Russell Bucklew Wants His Execution Videotaped In Case It's Botched

FILE - In this file, Feb. 9, 2014 photo provided by the Missouri Department of Corrections is Russell Bucklew. An attorney fo
FILE - In this file, Feb. 9, 2014 photo provided by the Missouri Department of Corrections is Russell Bucklew. An attorney for Bucklew filed a request Friday, May 2, 2014 seeking permission to record video of his execution over concerns that he could suffer during the process _ a request that follows a botched execution in Oklahoma. (AP Photo/Missouri Department of Corrections, File)

A Missouri man scheduled to be executed next week wants his death videotaped, in an effort to prove that an existing health condition will cause him to die "a torturous death," his lawyers say.

Inmate Russell Bucklew's demand comes on the heels of a botched execution in Oklahoma, where Clayton Lockett writhed in agony for more than 20 minutes before his lethal injection was halted. Lockett died of a heart attack 43 minutes after his execution began.
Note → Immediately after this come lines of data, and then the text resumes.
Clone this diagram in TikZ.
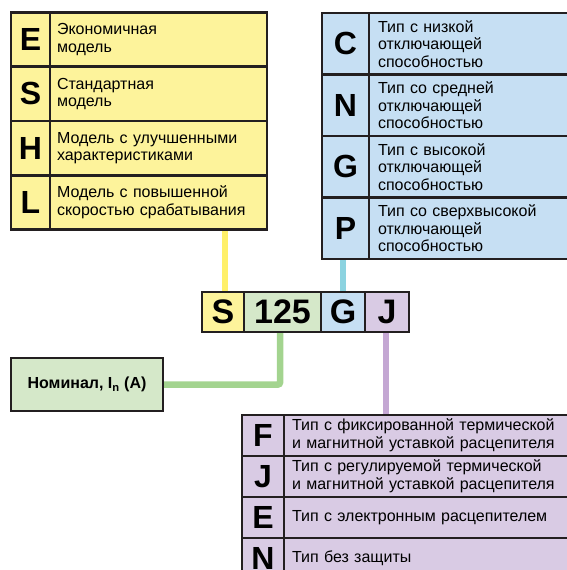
\documentclass[tikz,border=0pt]{standalone}
\usepackage{fontspec}
\setmainfont{Liberation Sans}
\usetikzlibrary{positioning,backgrounds}

\definecolor{edge}{RGB}{35,31,32}
\definecolor{yelfill}{RGB}{253,243,155}
\definecolor{yelline}{RGB}{255,240,105}
\definecolor{bluefill}{RGB}{198,223,243}
\definecolor{blueline}{RGB}{140,211,224}
\definecolor{grnfill}{RGB}{213,232,201}
\definecolor{grnline}{RGB}{163,212,143}
\definecolor{viofill}{RGB}{217,203,228}
\definecolor{violine}{RGB}{196,167,211}

\tikzset{
  cell/.style={draw=edge, line width=2.6pt, inner sep=0pt, outer sep=0pt, anchor=north west},
  letter/.style={cell, font=\bfseries\fontsize{32}{32}\selectfont},
  descr/.style={cell, align=left, inner xsep=7pt, font=\fontsize{16}{17.5}\selectfont},
  wire/.style={line width=6.5pt}
}

\begin{document}
\begin{tikzpicture}[x=1pt,y=-1pt]
\useasboundingbox (0,0) rectangle (567,570);
\clip (0,0) rectangle (567,570);
% model series
\foreach \k/\l/\t in {0/E/{Экономичная\\модель}, 1/S/{Стандартная\\модель},
  2/H/{Модель с улучшенными\\характеристиками}, 3/L/{Модель с повышенной\\скоростью срабатывания}}{
  \node[letter, fill=yelfill, minimum width=39pt, minimum height=54.25pt] (y\k-l) at (11,12.5+54.25*\k) {\l};
  \node[descr, fill=yelfill, text width=203pt, minimum height=54.25pt] (y\k-t) at (y\k-l.north east) {\t};
}
% breaking capacity
\foreach \k/\l/\t in {0/C/{Тип с низкой\\отключающей\\способностью}, 1/N/{Тип со средней\\отключающей\\способностью},
  2/G/{Тип с высокой\\отключающей\\способностью}, 3/P/{Тип со сверхвысокой\\отключающей\\способностью}}{
  \node[letter, fill=bluefill, minimum width=47pt, minimum height=61.5pt] (b\k-l) at (322,13+61.5*\k) {\l};
  \node[descr, fill=bluefill, inner xsep=9pt, text width=260pt, minimum height=61.5pt] (b\k-t) at (b\k-l.north east) {\t};
}
% trip unit
\foreach \k/\l/\t in {0/F/{Тип с фиксированной термической\\и магнитной уставкой расцепителя},
  1/J/{Тип с регулируемой термической\\и магнитной уставкой расцепителя},
  2/E/{Тип с электронным расцепителем}, 3/N/{Тип без защиты}}{
  \node[letter, fill=viofill, minimum width=42pt, minimum height=41pt] (v\k-l) at (242,415+41*\k) {\l};
  \node[descr, fill=viofill, inner xsep=8pt, text width=300pt, minimum height=41pt,
    font=\fontsize{16}{18}\selectfont] (v\k-t) at (v\k-l.north east) {\t};
}
% code
\tikzset{codebox/.style={letter, minimum height=40pt, font=\bfseries\fontsize{34}{34}\selectfont}}
\node[codebox, fill=yelfill, minimum width=42pt] (cS) at (202,292) {S};
\node[codebox, fill=grnfill, minimum width=77pt] (c125) at (cS.north east) {125};
\node[codebox, fill=bluefill, minimum width=44pt] (cG) at (c125.north east) {G};
\node[codebox, fill=viofill, minimum width=44pt] (cJ) at (cG.north east) {J};
\node[cell, fill=grnfill, minimum width=152pt, minimum height=53pt,
  font=\bfseries\fontsize{16}{18}\selectfont] (nom) at (11,358) {Номинал, I\textsubscript{n} (A)};
\begin{scope}[on background layer]
\draw[wire, yelline] ([xshift=2pt]cS.north) -- ([xshift=2pt]cS.north |- y3-l.south);
\draw[wire, blueline] (cG.north) -- (cG.north |- b3-l.south);
\draw[wire, grnline, rounded corners=2pt] ([xshift=-2.5pt]c125.south) |- (nom.east);
\draw[wire, violine] ([xshift=-1pt]cJ.south) -- ([xshift=-1pt]cJ.south |- v0-l.north);
\end{scope}
\end{tikzpicture}
\end{document}
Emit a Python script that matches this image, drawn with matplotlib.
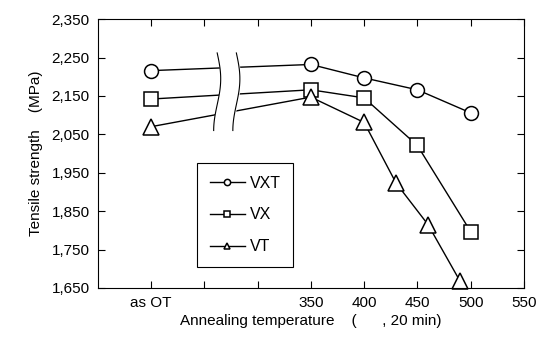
import numpy as np
import matplotlib
matplotlib.use('Agg')
import matplotlib.pyplot as plt

plt.rcParams['font.family'] = ['Liberation Sans', 'DejaVu Sans']

# data ("as OT" sits at x=200)
temp_vxt = [200, 350, 400, 450, 500]
vxt = [2216, 2232, 2197, 2166, 2106]
temp_vx = [200, 350, 400, 450, 500]
vx = [2142, 2166, 2145, 2021, 1797]
temp_vt = [200, 350, 400, 430, 460, 490]
vt = [2070, 2147, 2081, 1923, 1815, 1668]

xticks = [200, 250, 300, 350, 400, 450, 500, 550]
xtick_labels = ['as OT', '', '', '350', '400', '450', '500', '550']
yticks = [1650, 1750, 1850, 1950, 2050, 2150, 2250, 2350]

fig = plt.figure(figsize=(5.44, 3.42), dpi=100)
ax = fig.add_axes([0.18, 0.158, 0.783, 0.786])

style = dict(color='black', lw=1.0, markerfacecolor='white',
             markeredgecolor='black', markeredgewidth=1.1, clip_on=False)
ax.plot(temp_vxt, vxt, marker='o', markersize=10, label='VXT', **style)
ax.plot(temp_vx, vx, marker='s', markersize=10, label='VX', **style)
ax.plot(temp_vt, vt, marker='^', markersize=11, label='VT', **style)

# axis break marks between "as OT" and 350
t = np.linspace(0, 1, 60)
yb = 2262 - t * (2262 - 2060)
wig = 3.3 * np.sin(1.5 * np.pi * t)
xl = 262 + wig
xr = 280 + wig
ax.fill_betweenx(yb, xl, xr, color='white', zorder=3)
ax.plot(xl, yb, color='black', lw=0.8, zorder=4)
ax.plot(xr, yb, color='black', lw=0.8, zorder=4)

ax.set_xlim(150, 550)
ax.set_ylim(1650, 2350)
ax.set_xticks(xticks)
ax.set_xticklabels(xtick_labels)
ax.set_yticks(yticks)
ax.set_yticklabels([f'{v:,}' for v in yticks])
ax.tick_params(direction='in', top=True, right=True, length=5, width=0.8,
               labelsize=11, pad=6)
for s in ax.spines.values():
    s.set_linewidth(0.8)

ax.set_xlabel('Annealing temperature    (      , 20 min)', fontsize=11, labelpad=3)
ax.set_ylabel('Tensile strength    (MPa)', fontsize=11, labelpad=6)

leg = ax.legend(loc='lower left', bbox_to_anchor=(0.232, 0.078), borderaxespad=0,
                fontsize=11.5, markerscale=0.45, handlelength=2.2, labelspacing=1.05,
                handletextpad=0.3, borderpad=0.8, fancybox=False, framealpha=1)
leg.get_frame().set_edgecolor('black')
leg.get_frame().set_linewidth(0.8)

plt.savefig('out.png', dpi=100)
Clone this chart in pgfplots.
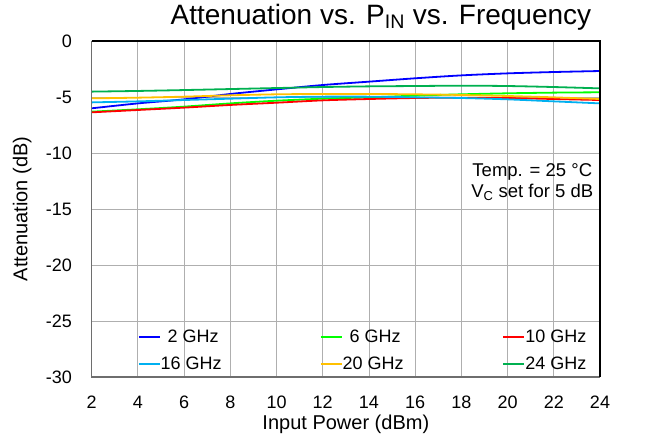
\documentclass[border=0pt]{standalone}
\usepackage{fontspec}
\setmainfont{Liberation Sans}
\usepackage{pgfplots}
\pgfplotsset{compat=1.18}

\definecolor{c2}{RGB}{0,0,255}
\definecolor{c6}{RGB}{0,255,0}
\definecolor{c10}{RGB}{255,0,0}
\definecolor{c16}{RGB}{0,176,240}
\definecolor{c20}{RGB}{255,192,0}
\definecolor{c24}{RGB}{0,176,80}
\definecolor{gridgray}{RGB}{175,175,175}
\definecolor{axgray}{RGB}{110,110,110}

\newcommand{\fs}[1]{\fontsize{#1bp}{#1bp}\selectfont}

\begin{document}
\begin{tikzpicture}
\begin{axis}[
    scale only axis,
    width=508.3bp, height=336bp,
    xmin=2, xmax=24, ymin=-30, ymax=0,
    xtick={2,4,...,24},
    xticklabels={2,4,6,8,10,12,14,16,18,20,22,24},
    ytick={-30,-25,...,0},
    yticklabels={-30,-25,-20,-15,-10,-5,0},
    grid=major,
    major grid style={gridgray, line width=0.9bp},
    tick style={draw=none},
    axis line style={draw=none},
    ticklabel style={font=\fs{18}, inner sep=0pt},
    xticklabel style={anchor=base, yshift=-31bp},
    yticklabel style={anchor=east, xshift=-19.5bp},
    xlabel={Input Power (dBm)},
    ylabel={Attenuation (dB)},
    label style={font=\fs{20}, inner sep=0pt},
    xlabel style={at={(rel axis cs:0.5,0)}, anchor=base, yshift=-52bp},
    ylabel style={at={([xshift=-69.5bp]rel axis cs:0,0.5)}, anchor=center},
    title={Attenuation vs. P\textsubscript{IN} vs. Frequency},
    title style={font=\fs{28}, inner sep=0pt, at={([yshift=11bp]rel axis cs:0.569,1)}, anchor=base},
    clip=false,
    legend columns=3,
    legend cell align=left,
    legend image code/.code={\draw[#1, line width=1.8bp] (0bp,0bp) -- (21bp,0bp);},
    legend style={at={(axis cs:4.0,-25.8)}, anchor=north west, draw=none, fill=none,
        font=\fs{18}, inner sep=0pt, outer sep=0pt, row sep=13bp, column sep=0pt,
        nodes={inner sep=0pt, outer sep=0pt}},
    every axis plot/.append style={line width=1.8bp, smooth},
]
\addplot[c2] coordinates {(2,-6.01) (4,-5.57) (6,-5.21) (8,-4.73) (10,-4.32) (12,-3.93) (14,-3.63) (16,-3.33) (18,-3.07) (20,-2.89) (22,-2.77) (24,-2.68)};
\addlegendentry{\makebox[159bp][l]{\hspace{7bp}2 GHz}}
\addplot[c6] coordinates {(2,-6.31) (4,-6.10) (6,-5.86) (8,-5.57) (10,-5.33) (12,-5.15) (14,-5.03) (16,-4.88) (18,-4.76) (20,-4.67) (22,-4.61) (24,-4.58)};
\addlegendentry{\makebox[160bp][l]{\hspace{7bp}6 GHz}}
\addplot[c10] coordinates {(2,-6.37) (4,-6.16) (6,-5.95) (8,-5.71) (10,-5.51) (12,-5.30) (14,-5.18) (16,-5.09) (18,-5.06) (20,-5.09) (22,-5.18) (24,-5.27)};
\addlegendentry{\makebox[100bp][l]{10 GHz}}
\addplot[c16] coordinates {(2,-5.48) (4,-5.39) (6,-5.27) (8,-5.15) (10,-5.03) (12,-4.97) (14,-4.97) (16,-5.03) (18,-5.09) (20,-5.21) (22,-5.39) (24,-5.57)};
\addlegendentry{\makebox[159bp][l]{16 GHz}}
\addplot[c20] coordinates {(2,-5.12) (4,-5.06) (6,-4.97) (8,-4.85) (10,-4.76) (12,-4.73) (14,-4.73) (16,-4.76) (18,-4.82) (20,-4.91) (22,-5.03) (24,-5.18)};
\addlegendentry{\makebox[160bp][l]{20 GHz}}
\addplot[c24] coordinates {(2,-4.52) (4,-4.46) (6,-4.38) (8,-4.29) (10,-4.20) (12,-4.11) (14,-4.05) (16,-4.02) (18,-3.99) (20,-4.02) (22,-4.11) (24,-4.23)};
\addlegendentry{\makebox[100bp][l]{24 GHz}}
% frame: left and bottom grey, top and right black
\draw[axgray, line width=1.5bp] (rel axis cs:0,1) -- (rel axis cs:0,0) -- (rel axis cs:1,0);
\draw[black, line width=1.5bp] (rel axis cs:0,1) -- (rel axis cs:1,1) -- (rel axis cs:1,0);
\node[font=\fs{18.5}, inner sep=0pt, anchor=base] at (axis cs:21.07,-12.14) {Temp. = 25 °C};
\node[font=\fs{18.5}, inner sep=0pt, anchor=base] at (axis cs:21.07,-13.93) {V\textsubscript{C} set for 5 dB};
\coordinate (sw) at (rel axis cs:0,0);
\coordinate (ne) at (rel axis cs:1,1);
\end{axis}
\pgfresetboundingbox
\path (sw) ++(-91.7bp,-62bp) (ne) ++(47bp,41bp);
\end{tikzpicture}
\end{document}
On Friday, Bucklew's attorneys filed a motion requesting that a videographer be allowed to sit in on the execution, Mother Jones reports.

The motion states:

Mr. Bucklew seeks this Order so he can preserve vital evidence of the events occurring during his execution. His head, neck, throat and brain are filled with clumps of weak, malformed blood vessels that could rupture, causing coughing, choking and suffocation, or impairing the circulation of the lethal drug, causing a prolonged and excruciating execution while he struggles for air. Mr. Bucklew seeks to document these events.

Meanwhile, the state of Missouri -- like Oklahoma -- won't reveal where it got its lethal drug cocktail. The state used to publish where it obtained its lethal injection drugs up until last year, when European restrictions led to a shortage.

Bucklew's attorneys also want the recording in case Bucklew survives the execution and needs evidence to bar another execution attempt.

"Until the botched execution in Oklahoma of Mr. Lockett, the possibility of a prisoner surviving an execution seemed perhaps remote. Now, the possibility of a failed execution is plain," the motion states, according to Mother Jones.

Death by lethal injection would be cruel and unusual punishment in violation of the U.S. Constitution, Bucklew's lawsuit states. A spokesmen for the Missouri Department of Corrections had no comment.

Bucklew was sentenced to death for kidnapping and raping his ex-girlfriend, and then murdering her new partner.